Brief =
Repeat the material below word for word and leave out all pictures.

Stored data =
- - -
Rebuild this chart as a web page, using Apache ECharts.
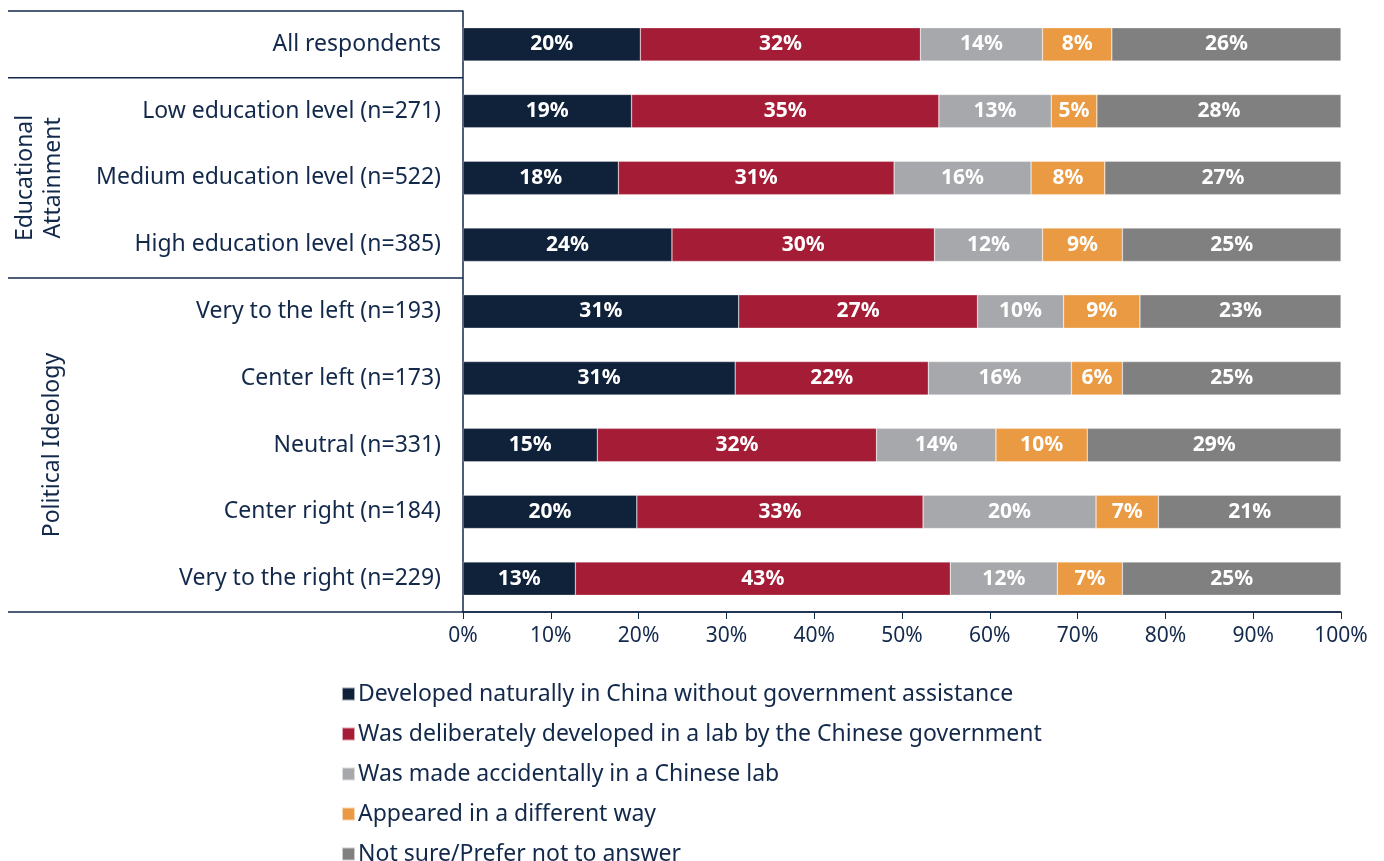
<!DOCTYPE html>
<html>
<head>
<meta charset="utf-8">
<script src="https://cdn.jsdelivr.net/npm/echarts@6/dist/echarts.min.js"></script>
<style>html,body{margin:0;padding:0;background:#fff}#c{width:1384px;height:861px}</style>
</head>
<body>
<div id="c"></div>
<script>
const categories = [
  'All respondents',
  'Low education level (n=271)',
  'Medium education level (n=522)',
  'High education level (n=385)',
  'Very to the left (n=193)',
  'Center left (n=173)',
  'Neutral (n=331)',
  'Center right (n=184)',
  'Very to the right (n=229)'
];
const seriesNames = [
  'Developed naturally in China without government assistance',
  'Was deliberately developed in a lab by the Chinese government',
  'Was made accidentally in a Chinese lab',
  'Appeared in a different way',
  'Not sure/Prefer not to answer'
];
const developedNaturally = [20.2, 19.2, 17.7, 23.8, 31.4, 31.0, 15.3, 19.8, 12.8];
const deliberatelyDeveloped = [31.9, 35.0, 31.4, 29.9, 27.2, 22.0, 31.8, 32.6, 42.7];
const madeAccidentally = [13.9, 12.8, 15.6, 12.3, 9.8, 16.3, 13.6, 19.7, 12.2];
const differentWay = [7.9, 5.2, 8.4, 9.1, 8.7, 5.8, 10.4, 7.1, 7.4];
const notSure = [26.1, 27.8, 26.9, 24.9, 22.9, 24.9, 28.9, 20.8, 24.9];
const xTicks = [0, 10, 20, 30, 40, 50, 60, 70, 80, 90, 100];
const groups = [
  {name: 'Educational\nAttainment', from: 1, to: 3},
  {name: 'Political Ideology', from: 4, to: 8}
];

const colors = ['#0f223a', '#a51c36', '#a7a8ac', '#e99a42', '#808080'];
const navy = '#13294b';
const FONT = '"Noto Sans", sans-serif';
const allValues = [developedNaturally, deliberatelyDeveloped, madeAccidentally, differentWay, notSure];

const chart = echarts.init(document.getElementById('c'), null, {renderer: 'canvas'});

const option = {
  animation: false,
  color: colors,
  textStyle: {fontFamily: FONT},
  grid: {left: 463, right: 43, top: 11, bottom: 249, containLabel: false},
  legend: {
    orient: 'vertical',
    left: 336,
    top: 677,
    height: 240,
    icon: 'rect',
    itemWidth: 13,
    itemHeight: 13,
    itemGap: 16,
    data: seriesNames,
    textStyle: {color: navy, fontSize: 23, fontFamily: FONT, lineHeight: 24, padding: [0, 0, 0, -2]}
  },
  xAxis: {
    type: 'value',
    min: xTicks[0],
    max: xTicks[xTicks.length - 1],
    interval: 10,
    axisLine: {show: true, lineStyle: {color: navy, width: 1.5}},
    axisTick: {show: true, length: 7, lineStyle: {color: navy}},
    splitLine: {show: false},
    axisLabel: {color: navy, fontSize: 21, fontFamily: FONT, margin: 14, formatter: '{value}%'}
  },
  yAxis: {
    type: 'category',
    inverse: true,
    data: categories,
    axisLine: {show: true, lineStyle: {color: navy, width: 1.5}},
    axisTick: {show: false},
    axisLabel: {color: navy, fontSize: 23, fontFamily: FONT, margin: 22}
  },
  series: seriesNames.map((name, i) => ({
    name: name,
    type: 'bar',
    stack: 'total',
    barWidth: '50%',
    data: allValues[i],
    itemStyle: {color: colors[i], borderColor: 'rgba(255,255,255,0.6)', borderWidth: 0.5},
    label: {
      show: true,
      position: 'inside',
      color: '#ffffff',
      fontSize: 21,
      fontWeight: 'bold',
      fontFamily: FONT,
      formatter: p => Math.round(p.value) + '%'
    }
  }))
};
chart.setOption(option);

// separators and group labels, positioned from the category axis scale
const c0 = chart.convertToPixel({yAxisIndex: 0}, 0);
const c1 = chart.convertToPixel({yAxisIndex: 0}, 1);
const band = c1 - c0;
const xLeft = 8;
const xAxisPx = chart.convertToPixel({xAxisIndex: 0}, 0);
const xRight = chart.convertToPixel({xAxisIndex: 0}, 100);
const boundary = i => chart.convertToPixel({yAxisIndex: 0}, i) + band / 2;
const topY = c0 - band / 2;
const lineStyle = {stroke: navy, lineWidth: 1.5};
const graphics = [
  {type: 'line', shape: {x1: xLeft, y1: topY, x2: xAxisPx, y2: topY}, style: lineStyle, silent: true},
  {type: 'line', shape: {x1: xLeft, y1: boundary(0), x2: xAxisPx, y2: boundary(0)}, style: lineStyle, silent: true}
];
groups.forEach(g => {
  const yEnd = boundary(g.to);
  const yStart = boundary(g.from) - band;
  const xEnd = g.to === categories.length - 1 ? xRight : xAxisPx;
  graphics.push({type: 'line', shape: {x1: xLeft, y1: yEnd, x2: xEnd, y2: yEnd}, style: lineStyle, silent: true});
  const multi = g.name.indexOf('\n') >= 0;
  graphics.push({
    type: 'text',
    x: multi ? 39 : 52,
    y: (yStart + yEnd) / 2,
    rotation: Math.PI / 2,
    silent: true,
    style: {
      text: g.name,
      fill: navy,
      font: '23px ' + FONT,
      lineHeight: 28,
      textAlign: 'center',
      textVerticalAlign: 'middle'
    }
  });
});
chart.setOption({graphic: graphics});
</script>
</body>
</html>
- - -
Solution for this exercise =
Rebuild this chart as a web page, using Apache ECharts.
<!DOCTYPE html>
<html>
<head>
<meta charset="utf-8">
<script src="https://cdn.jsdelivr.net/npm/echarts@6/dist/echarts.min.js"></script>
<style>html,body{margin:0;padding:0;background:#fff}#c{width:1384px;height:861px}</style>
</head>
<body>
<div id="c"></div>
<script>
const categories = [
  'All respondents',
  'Low education level (n=271)',
  'Medium education level (n=522)',
  'High education level (n=385)',
  'Very to the left (n=193)',
  'Center left (n=173)',
  'Neutral (n=331)',
  'Center right (n=184)',
  'Very to the right (n=229)'
];
const seriesNames = [
  'Developed naturally in China without government assistance',
  'Was deliberately developed in a lab by the Chinese government',
  'Was made accidentally in a Chinese lab',
  'Appeared in a different way',
  'Not sure/Prefer not to answer'
];
const developedNaturally = [20.2, 19.2, 17.7, 23.8, 31.4, 31.0, 15.3, 19.8, 12.8];
const deliberatelyDeveloped = [31.9, 35.0, 31.4, 29.9, 27.2, 22.0, 31.8, 32.6, 42.7];
const madeAccidentally = [13.9, 12.8, 15.6, 12.3, 9.8, 16.3, 13.6, 19.7, 12.2];
const differentWay = [7.9, 5.2, 8.4, 9.1, 8.7, 5.8, 10.4, 7.1, 7.4];
const notSure = [26.1, 27.8, 26.9, 24.9, 22.9, 24.9, 28.9, 20.8, 24.9];
const xTicks = [0, 10, 20, 30, 40, 50, 60, 70, 80, 90, 100];
const groups = [
  {name: 'Educational\nAttainment', from: 1, to: 3},
  {name: 'Political Ideology', from: 4, to: 8}
];

const colors = ['#0f223a', '#a51c36', '#a7a8ac', '#e99a42', '#808080'];
const navy = '#13294b';
const FONT = '"Noto Sans", sans-serif';
const allValues = [developedNaturally, deliberatelyDeveloped, madeAccidentally, differentWay, notSure];

const chart = echarts.init(document.getElementById('c'), null, {renderer: 'canvas'});

const option = {
  animation: false,
  color: colors,
  textStyle: {fontFamily: FONT},
  grid: {left: 463, right: 43, top: 11, bottom: 249, containLabel: false},
  legend: {
    orient: 'vertical',
    left: 336,
    top: 677,
    height: 240,
    icon: 'rect',
    itemWidth: 13,
    itemHeight: 13,
    itemGap: 16,
    data: seriesNames,
    textStyle: {color: navy, fontSize: 23, fontFamily: FONT, lineHeight: 24, padding: [0, 0, 0, -2]}
  },
  xAxis: {
    type: 'value',
    min: xTicks[0],
    max: xTicks[xTicks.length - 1],
    interval: 10,
    axisLine: {show: true, lineStyle: {color: navy, width: 1.5}},
    axisTick: {show: true, length: 7, lineStyle: {color: navy}},
    splitLine: {show: false},
    axisLabel: {color: navy, fontSize: 21, fontFamily: FONT, margin: 14, formatter: '{value}%'}
  },
  yAxis: {
    type: 'category',
    inverse: true,
    data: categories,
    axisLine: {show: true, lineStyle: {color: navy, width: 1.5}},
    axisTick: {show: false},
    axisLabel: {color: navy, fontSize: 23, fontFamily: FONT, margin: 22}
  },
  series: seriesNames.map((name, i) => ({
    name: name,
    type: 'bar',
    stack: 'total',
    barWidth: '50%',
    data: allValues[i],
    itemStyle: {color: colors[i], borderColor: 'rgba(255,255,255,0.6)', borderWidth: 0.5},
    label: {
      show: true,
      position: 'inside',
      color: '#ffffff',
      fontSize: 21,
      fontWeight: 'bold',
      fontFamily: FONT,
      formatter: p => Math.round(p.value) + '%'
    }
  }))
};
chart.setOption(option);

// separators and group labels, positioned from the category axis scale
const c0 = chart.convertToPixel({yAxisIndex: 0}, 0);
const c1 = chart.convertToPixel({yAxisIndex: 0}, 1);
const band = c1 - c0;
const xLeft = 8;
const xAxisPx = chart.convertToPixel({xAxisIndex: 0}, 0);
const xRight = chart.convertToPixel({xAxisIndex: 0}, 100);
const boundary = i => chart.convertToPixel({yAxisIndex: 0}, i) + band / 2;
const topY = c0 - band / 2;
const lineStyle = {stroke: navy, lineWidth: 1.5};
const graphics = [
  {type: 'line', shape: {x1: xLeft, y1: topY, x2: xAxisPx, y2: topY}, style: lineStyle, silent: true},
  {type: 'line', shape: {x1: xLeft, y1: boundary(0), x2: xAxisPx, y2: boundary(0)}, style: lineStyle, silent: true}
];
groups.forEach(g => {
  const yEnd = boundary(g.to);
  const yStart = boundary(g.from) - band;
  const xEnd = g.to === categories.length - 1 ? xRight : xAxisPx;
  graphics.push({type: 'line', shape: {x1: xLeft, y1: yEnd, x2: xEnd, y2: yEnd}, style: lineStyle, silent: true});
  const multi = g.name.indexOf('\n') >= 0;
  graphics.push({
    type: 'text',
    x: multi ? 39 : 52,
    y: (yStart + yEnd) / 2,
    rotation: Math.PI / 2,
    silent: true,
    style: {
      text: g.name,
      fill: navy,
      font: '23px ' + FONT,
      lineHeight: 28,
      textAlign: 'center',
      textVerticalAlign: 'middle'
    }
  });
});
chart.setOption({graphic: graphics});
</script>
</body>
</html>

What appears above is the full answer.